Note: if you don’t have the funds to get your message out there, keep the office building and lights on then it doesn’t matter

Start planning and fundraising at least 3 years in advance. You should know where your money comes from (and is going)

Money is the game: as a first time candidate traditional donors don’t really care because they’re already getting calls from people (candidates) they do know about

Must build a list to raise money from: have a finance plan: who do you need to call, are calling, have called etc, know what your goals are and whether you’re close to hitting them, keep organized, keep tract of money coming in and going out, have plenty of cash on hand

Note: online soliciting primarily works, that is it’s successful, during presidential campaigning only

https://i2.wp.com/npengage.com/wp-content/uploads/2013/02/meme_001.jpg

Ensure that people will actually do/ follow through with what they say they will do. Ask them to write or raise a significant (specific) amount of money.

How much you raise will depend on what office you’re running for and what you need.

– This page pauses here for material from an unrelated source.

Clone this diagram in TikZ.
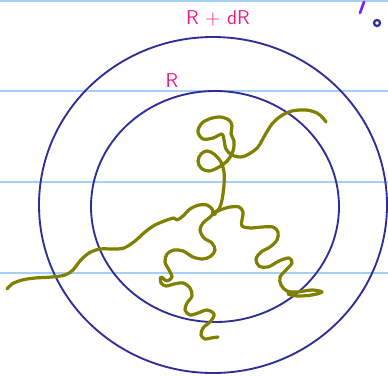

Don’t be afraid to ask big, worst case they say no or offer a smaller amount. Women are often cautious about asking for big money because of being too frugal. It’s okay to be prepared with a secondary smaller ask after you wait for their reply.

People like to write checks but credit cards are best. After you ask you’ll pass them along to your staff to collect the money.

Role play – practice is key. Keep it simple and to the point. Don’t spend too much time with small talk then forget to actually ask.

Ways to raise funds:

  • meet and greets
  • house parties
  • formal events
  • calls

Having more money early on is a huge advantage, it’s everything really. You have a lot more to work with and are less stressed about the finance part things and can focus on your message. Plus it narrows the candidate playing field.